Janice Meek has been a businesswoman in the film industry and worked for the United States Geological Survey in Saudi Arabia. In 1994, after the death of her husband, she began extensive travel around the world including the far north. In 2007, at the age of 63, she skied 350 miles to the Magnetic North Pole in 20 days with her son, going to the Geographic North Pole in the following year.
Having been born and raised in London, I developed a passion for empty spaces. I lived for many years in Saudi Arabia where I camped in the vast Arabian Desert. I gazed outwards in awe across the endless desolate terrain, seemingly untouched by nature’s magic. But gradually, with increasing familiarity, I discovered hidden wonders a few feet beneath the barren sand: flower-like shapes of gypsum crystals that have been formed from an ancient sea into beautiful roses, desert roses. What price this beauty to man in his quest for black gold? My quest for isolation drew me to the Arctic; surely the ice and harsh conditions would give protection from man’s mutilation. I was mesmerised by the magic and purity of this frozen world of ice and glittering snow. The exquisite ice statues, sculpted by nature from the pressure ridges pushed up by the force of the sea, in delicate shades of blue and turquoise glistening like fairy tale castles. I felt an affinity to the Arctic because all this beauty was so transient.

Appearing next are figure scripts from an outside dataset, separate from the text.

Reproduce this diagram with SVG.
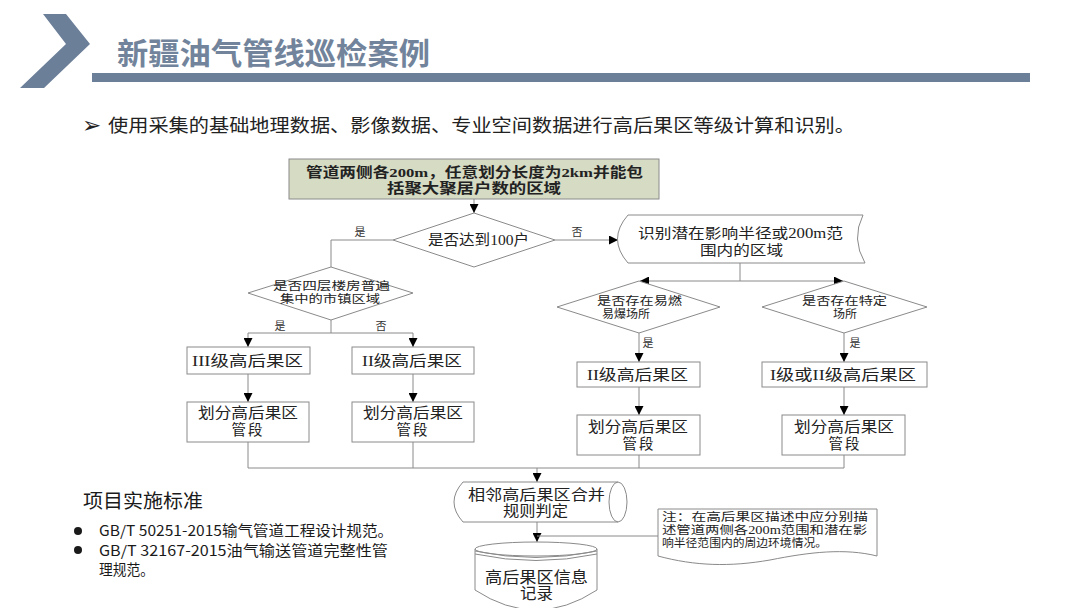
<svg xmlns="http://www.w3.org/2000/svg" width="1080" height="608" viewBox="0 0 1080 608">
<defs>
<marker id="ah" viewBox="0 0 10 10" refX="10" refY="5" markerWidth="9" markerHeight="9" markerUnits="userSpaceOnUse" orient="auto">
<path d="M0,0 L10,5 L0,10 Z" fill="#000"/>
</marker>
<style>
.fc{font-family:"Liberation Serif","Noto Sans CJK SC",serif;fill:#222;}
.sh{fill:#fff;stroke:#8a8a8a;stroke-width:1;}
.ln{fill:none;stroke:#8a8a8a;stroke-width:1;}
.arr{fill:none;stroke:#8a8a8a;stroke-width:1;marker-end:url(#ah);}
.lbl{font-family:"Liberation Serif","Noto Sans CJK SC",serif;fill:#333;font-size:11px;}
.sans{font-family:"Noto Sans CJK SC","Liberation Sans",sans-serif;fill:#1a1a1a;}
</style>
</defs>
<rect width="1080" height="608" fill="#fff"/>
<g id="header">
<polygon points="43,14 66,14 90,44 44,88 20,88 66,44" fill="#6c7f99"/>
<rect x="92" y="73" width="938" height="9" fill="#6c7f99"/>
<text x="117" y="64" font-family="Noto Sans CJK SC, sans-serif" font-weight="700" font-size="30" fill="#72849b" textLength="313" lengthAdjust="spacingAndGlyphs">新疆油气管线巡检案例</text>
<text x="82" y="133" font-family="DejaVu Sans, sans-serif" font-size="23" fill="#222">➢</text>
<text x="108" y="132" class="fc" font-size="18.5" textLength="747" lengthAdjust="spacingAndGlyphs">使用采集的基础地理数据、影像数据、专业空间数据进行高后果区等级计算和识别。</text>
</g>
<g id="connectors">
<path class="arr" d="M474,199 V213"/>
<path class="ln" d="M393,240 H331 V267"/>
<path class="arr" d="M555,240 H618"/>
<path class="ln" d="M331,320 V333 M248,333 H413"/>
<path class="arr" d="M248,333 V347"/>
<path class="arr" d="M413,333 V347"/>
<path class="arr" d="M248,374 V402"/>
<path class="arr" d="M413,374 V402"/>
<path class="ln" d="M248,442 V468 M413,442 V468 M639,455 V468 M844,455 V468 M248,468 H844"/>
<path class="arr" d="M537,468 V482"/>
<path class="ln" d="M740,263 V281"/>
<path class="arr" d="M740,281 H640"/>
<path class="arr" d="M740,281 H843"/>
<path class="arr" d="M639,333 V362"/>
<path class="arr" d="M844,333 V362"/>
<path class="arr" d="M639,387 V415"/>
<path class="arr" d="M844,387 V415"/>
<path class="arr" d="M537,522 V542"/>
<path class="ln" d="M658,536 H537"/>
<text class="lbl" x="360" y="236" text-anchor="middle">是</text>
<text class="lbl" x="577" y="236" text-anchor="middle">否</text>
<text class="lbl" x="280" y="330" text-anchor="middle">是</text>
<text class="lbl" x="381" y="330" text-anchor="middle">否</text>
<text class="lbl" x="648" y="347" text-anchor="middle">是</text>
<text class="lbl" x="855" y="347" text-anchor="middle">是</text>
</g>
<g id="n-start">
<rect x="289" y="159" width="370" height="40" fill="#d6dbc4" stroke="#8a8a8a"/>
<text class="fc" x="306" y="177" font-size="13.5" font-weight="700" textLength="337" lengthAdjust="spacingAndGlyphs">管道两侧各200m，任意划分长度为2km并能包</text>
<text class="fc" x="387" y="193" font-size="13.5" font-weight="700" textLength="174" lengthAdjust="spacingAndGlyphs">括聚大聚居户数的区域</text>
</g>
<g id="n-d1">
<polygon class="sh" points="474,213 555,240 474,267 393,240"/>
<text class="fc" x="428" y="245" font-size="15" textLength="101" lengthAdjust="spacingAndGlyphs">是否达到100户</text>
</g>
<g id="n-d2">
<polygon class="sh" points="331,267 413,293 331,320 248,293"/>
<text class="fc" x="273" y="290" font-size="11.5" textLength="117" lengthAdjust="spacingAndGlyphs">是否四层楼房普遍</text>
<text class="fc" x="280" y="303" font-size="11.5" textLength="100" lengthAdjust="spacingAndGlyphs">集中的市镇区域</text>
</g>
<g id="n-l3">
<rect class="sh" x="187" y="347" width="123" height="27"/>
<text class="fc" x="192" y="366" font-size="15" textLength="111" lengthAdjust="spacingAndGlyphs">III级高后果区</text>
</g>
<g id="n-l2">
<rect class="sh" x="352" y="347" width="122" height="27"/>
<text class="fc" x="362" y="366" font-size="15" textLength="100" lengthAdjust="spacingAndGlyphs">II级高后果区</text>
</g>
<g id="n-ls1">
<rect class="sh" x="187" y="402" width="122" height="40"/>
<text class="fc" x="198" y="418" font-size="14.5" textLength="100" lengthAdjust="spacingAndGlyphs">划分高后果区</text>
<text class="fc" x="248" y="435" font-size="14.5" text-anchor="middle" letter-spacing="2">管段</text>
</g>
<g id="n-ls2">
<rect class="sh" x="352" y="402" width="122" height="40"/>
<text class="fc" x="363" y="418" font-size="14.5" textLength="100" lengthAdjust="spacingAndGlyphs">划分高后果区</text>
<text class="fc" x="413" y="435" font-size="14.5" text-anchor="middle" letter-spacing="2">管段</text>
</g>
<g id="n-identify">
<path class="sh" d="M628,215 H863 Q851,239 865,263 H628 Q607,239 628,215 Z"/>
<text class="fc" x="638" y="238" font-size="14" textLength="205" lengthAdjust="spacingAndGlyphs">识别潜在影响半径或200m范</text>
<text class="fc" x="700" y="255" font-size="14" textLength="83" lengthAdjust="spacingAndGlyphs">围内的区域</text>
</g>
<g id="n-d3">
<polygon class="sh" points="639,281 720,307 639,333 557,307"/>
<text class="fc" x="597" y="305" font-size="11.5" textLength="85" lengthAdjust="spacingAndGlyphs">是否存在易燃</text>
<text class="fc" x="602" y="318" font-size="11.5" textLength="48" lengthAdjust="spacingAndGlyphs">易爆场所</text>
</g>
<g id="n-d4">
<polygon class="sh" points="844,281 927,307 844,333 762,307"/>
<text class="fc" x="802" y="305" font-size="11.5" textLength="85" lengthAdjust="spacingAndGlyphs">是否存在特定</text>
<text class="fc" x="833" y="318" font-size="11.5" textLength="24" lengthAdjust="spacingAndGlyphs">场所</text>
</g>
<g id="n-r2">
<rect class="sh" x="577" y="362" width="123" height="25"/>
<text class="fc" x="587" y="380" font-size="15" textLength="101" lengthAdjust="spacingAndGlyphs">II级高后果区</text>
</g>
<g id="n-r12">
<rect class="sh" x="762" y="362" width="165" height="25"/>
<text class="fc" x="770" y="380" font-size="15" textLength="146" lengthAdjust="spacingAndGlyphs">I级或II级高后果区</text>
</g>
<g id="n-rs1">
<rect class="sh" x="577" y="415" width="123" height="40"/>
<text class="fc" x="588" y="432" font-size="14.5" textLength="100" lengthAdjust="spacingAndGlyphs">划分高后果区</text>
<text class="fc" x="639" y="449" font-size="14.5" text-anchor="middle" letter-spacing="2">管段</text>
</g>
<g id="n-rs2">
<rect class="sh" x="782" y="415" width="123" height="40"/>
<text class="fc" x="794" y="432" font-size="14.5" textLength="100" lengthAdjust="spacingAndGlyphs">划分高后果区</text>
<text class="fc" x="845" y="449" font-size="14.5" text-anchor="middle" letter-spacing="2">管段</text>
</g>
<g id="n-merge">
<path class="sh" d="M463,482 H618 A9,20 0 0 1 618,522 H463 Q445,502 463,482 Z"/>
<path class="ln" d="M618,482 A9,20 0 0 0 618,522"/>
<text class="fc" x="468" y="500" font-size="15" textLength="137" lengthAdjust="spacingAndGlyphs">相邻高后果区合并</text>
<text class="fc" x="503" y="516" font-size="15" textLength="65" lengthAdjust="spacingAndGlyphs">规则判定</text>
</g>
<g id="n-note">
<path class="sh" d="M658,509 H877 V556 C845,548 810,552 770,560 C730,567 695,566 658,556 Z"/>
<text class="fc" x="662" y="521" font-size="11.5" textLength="206" lengthAdjust="spacingAndGlyphs">注：在高后果区描述中应分别描</text>
<text class="fc" x="662" y="534" font-size="11.5" textLength="205" lengthAdjust="spacingAndGlyphs">述管道两侧各200m范围和潜在影</text>
<text class="fc" x="662" y="547" font-size="11.5" textLength="165" lengthAdjust="spacingAndGlyphs">响半径范围内的周边环境情况。</text>
</g>
<g id="n-db">
<path class="sh" d="M475,549 V590 Q536,630 597,590 V549"/>
<ellipse class="sh" cx="536" cy="549" rx="61" ry="7"/>
<path class="ln" d="M475,551 Q536,564 597,551 M475,554 Q536,567 597,554"/>
<text class="fc" x="485" y="583" font-size="16" textLength="103" lengthAdjust="spacingAndGlyphs">高后果区信息</text>
<text class="fc" x="520" y="599" font-size="16" textLength="33" lengthAdjust="spacingAndGlyphs">记录</text>
</g>
<g id="standards">
<text class="sans" x="83" y="508" font-size="19.5" textLength="120" lengthAdjust="spacingAndGlyphs">项目实施标准</text>
<circle cx="78" cy="531" r="4" fill="#1a1a1a"/>
<circle cx="78" cy="550" r="4" fill="#1a1a1a"/>
<text class="sans" x="99" y="536" font-size="14.5" textLength="294" lengthAdjust="spacingAndGlyphs">GB/T 50251-2015输气管道工程设计规范。</text>
<text class="sans" x="99" y="556" font-size="14.5" textLength="289" lengthAdjust="spacingAndGlyphs">GB/T 32167-2015油气输送管道完整性管</text>
<text class="sans" x="99" y="575" font-size="14.5" textLength="55" lengthAdjust="spacingAndGlyphs">理规范。</text>
</g>
</svg>
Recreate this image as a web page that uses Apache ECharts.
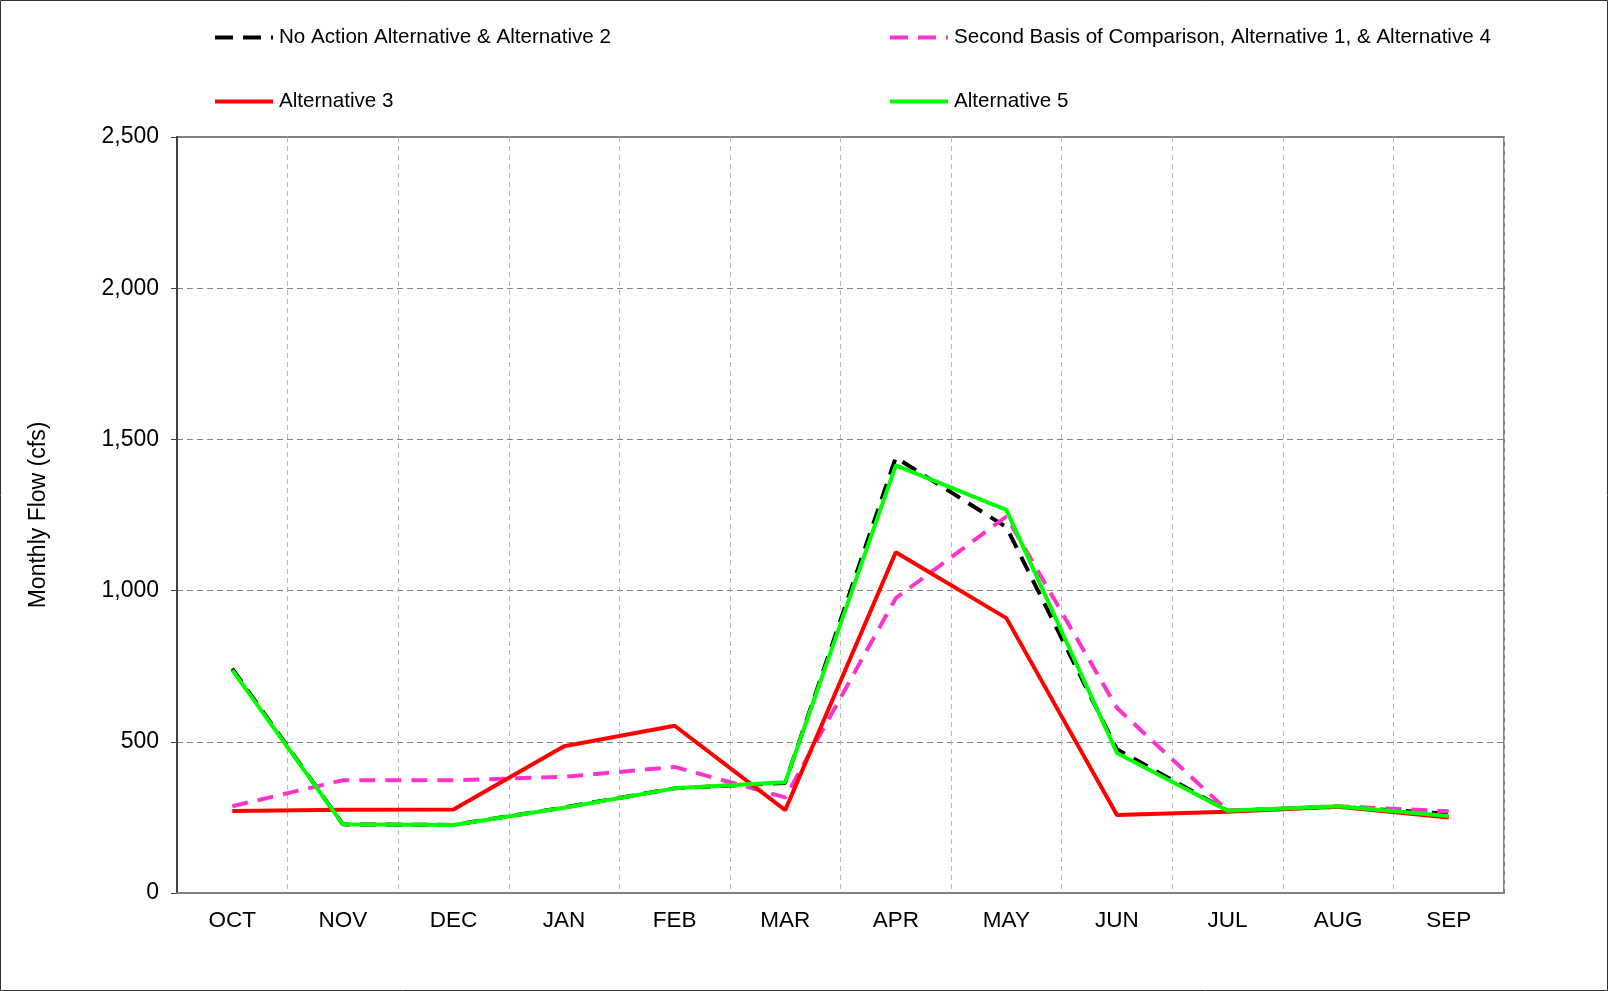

Within a few weeks of standing on the frozen ocean it would melt and disappear to be recreated months later during the dark days and nights of winter My first Arctic journey was to the Magnetic North Pole; was it magnetic forces that drew me back, this time to stand on top of the world, 90° North, the Geographic North Pole? So poignant that all this enthralling beauty had been newly formed since my last visit, and in a few more weeks would once again be returned to the sea.How truly blessed I was to experience this wonder again, but this time I had fear in my heart. During the months between these two visits I had read with disquiet articles containing proof that there was oil and valuable minerals beneath this ocean and that climate change would make it easier to plunder. What can be done to prevent this onslaught? It is too late for many rain forests, too late for many obliterated habitats that have wiped out plants and animals to recover. Let us not wait until it is too late to save this precious place. Each year this wonder melts and disappears, and each year nature rebuilds it starting with just one snowflake. I pray this one page in this one book will, like that first snowflake, begin the momentum to take the message out into the world and give people the knowledge and desire to defend the Artic from man’s greed.